One Run Lifecycle

Overview

AspectDetails
PurposeMap one evaluate -> verify -> report journey to code and artifact owners.
AudienceMaintainers, reviewers auditing the assurance boundary, contributors tracing failures.
Contract scopeCurrent strict assurance flow and report v1 artifacts.
Source of truthsrc/invarlock/cli/commands/evaluate.py, src/invarlock/core/evaluate_plan.py, src/invarlock/core/assurance_contract.py, src/invarlock/reporting/verify_contract.py.

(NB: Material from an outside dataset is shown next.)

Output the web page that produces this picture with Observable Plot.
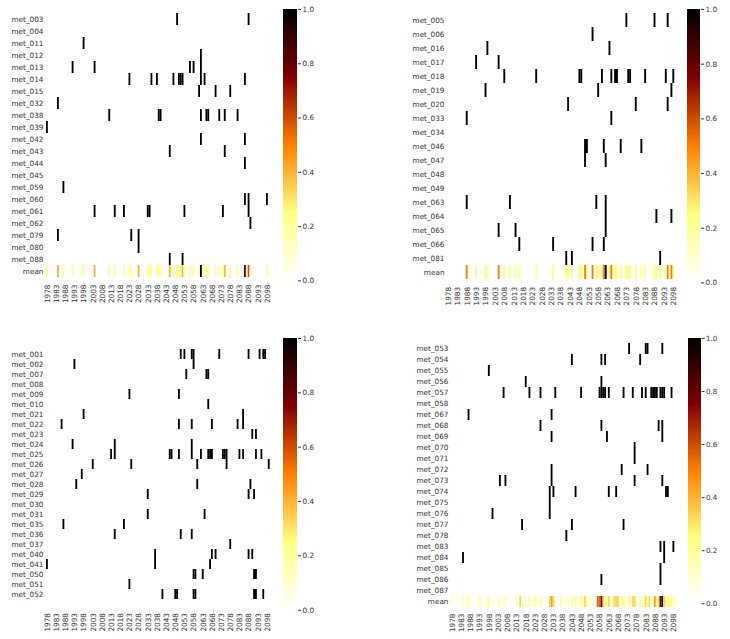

This page maps one evaluate -> verify -> report journey to the code and artifact surfaces reviewers inspect.

Quick Start

The minimal end-to-end trace for a single comparison:

invarlock evaluate --allow-network \
  --baseline gpt2 \
  --subject distilgpt2 \
  --baseline-adapter auto --subject-adapter auto \
  --profile ci \
  --assurance strict \
  --report-out reports/eval

invarlock verify --assurance strict reports/eval/evaluation.report.json
invarlock report html -i reports/eval/evaluation.report.json -o reports/eval/evaluation.html

Each stage emits artifacts the next stage consumes; reviewers can pause at any stage to inspect the surface in the table below. The evaluate command uses the runtime container by default for model-loading work; host execution must be an explicit non-assurance bypass.

Stage Map

StageCode surfaceArtifact surface
CLI planninginvarlock.cli.commands.evaluate, invarlock.core.evaluate_planselected profile, tier, preset, adapter, runtime policy
Runtime policyinvarlock.runtime_security, invarlock.cli.evaluate_phasesruntime.manifest.json
Config loadinginvarlock.core.config_loadernormalized run config, context.assurance
Component resolutioninvarlock.cli.run_execution, guard/adapter/edit registriesresolved adapter, edit, and guard order
Guard executioninvarlock.core.runner, invarlock.guards.*guard evidence and statuses
Metric computationinvarlock.core.bootstrap, runner metric helperspaired delta log-loss, ratio, CI fields
Report assemblyinvarlock.reporting.report_makeevaluation.report.json
Verificationinvarlock.reporting.verify_contractverifier pass/fail details
Human reportinvarlock report htmlrendered HTML report

Assurance Boundary

The strict assurance boundary starts at CLI planning and ends at verifier acceptance. Strict mode is not inferred from profile names alone; it is recorded in assurance.mode and checked by the verifier.

Debugging Rule

When a strict report fails verification, fix the earliest source evidence that caused the failure. Do not patch the report artifact by hand. The stage table above lets you trace a failure back to the owning code path and the artifact where the evidence is recorded.